Pero ambas partes se culparán del
creciente fracaso. Los recursos temporales del Tesoro no salvarán la
situación. Los medios de comunicación entrarán en una dinámica histérica
que oscilará entre la crítica política y la exigencia de un cambio de
régimen. En ese momento, el régimen presidencial puede asumir poderes
dictatoriales para “salvar al país”.
Los congresistas moderados propondrán una solución provisional: un goteo de fondos federales semana a semana.
Pero los golpistas y los “bonapartistas” bloquearán cualquier
“compromiso podrido”. Se producirá una movilización del ejército y de
los aparatos de seguridad y judicial que dictará los resultados.
Las organizaciones de la sociedad civil acudirán a los poderes
emergentes para que defiendan sus intereses concretos. Cuando los
pensionistas y los maestros se queden sin financiación, empleados
públicos y privados saldrán a las calles a manifestarse. Los
representantes de los grupos de presión, desde los favorables a los
intereses de las empresas petroleras y gasísticas hasta los defensores
de Israel, exigirán su propio tratamiento prioritario.
La
configuración del poder demostrará su fuerza y los cimientos de las
instituciones del Congreso, el Senado y la Presidencia se tambalearán.
Visto por el lado positivo, el caos interno y las divisiones
institucionales apaciguarán de momento la creciente amenaza de nuevas
guerras en el extranjero. El mundo respirará aliviado. No así el mundo
del mercado de valores: el dólar y los especuladores se desmoronarán.
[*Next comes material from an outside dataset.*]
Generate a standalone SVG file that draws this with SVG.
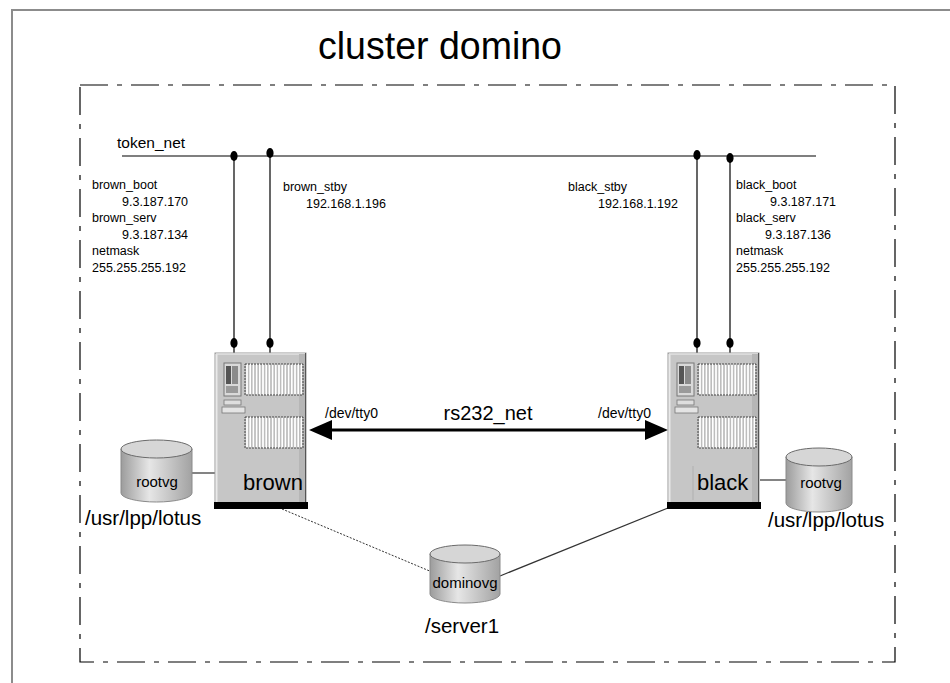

La disputa y las indecisiones sobre quién gobierna el imperio permitirá
que las potencias regionales efectúen reclamaciones sobre las regiones
en litigio. La Unión Europea, Japón, Arabia Saudí e Israel competirán
con Rusia, Irán y China. Ninguno de ellos va a esperar a que Estados
Unidos decida cuál de sus centros de poder debe mandar.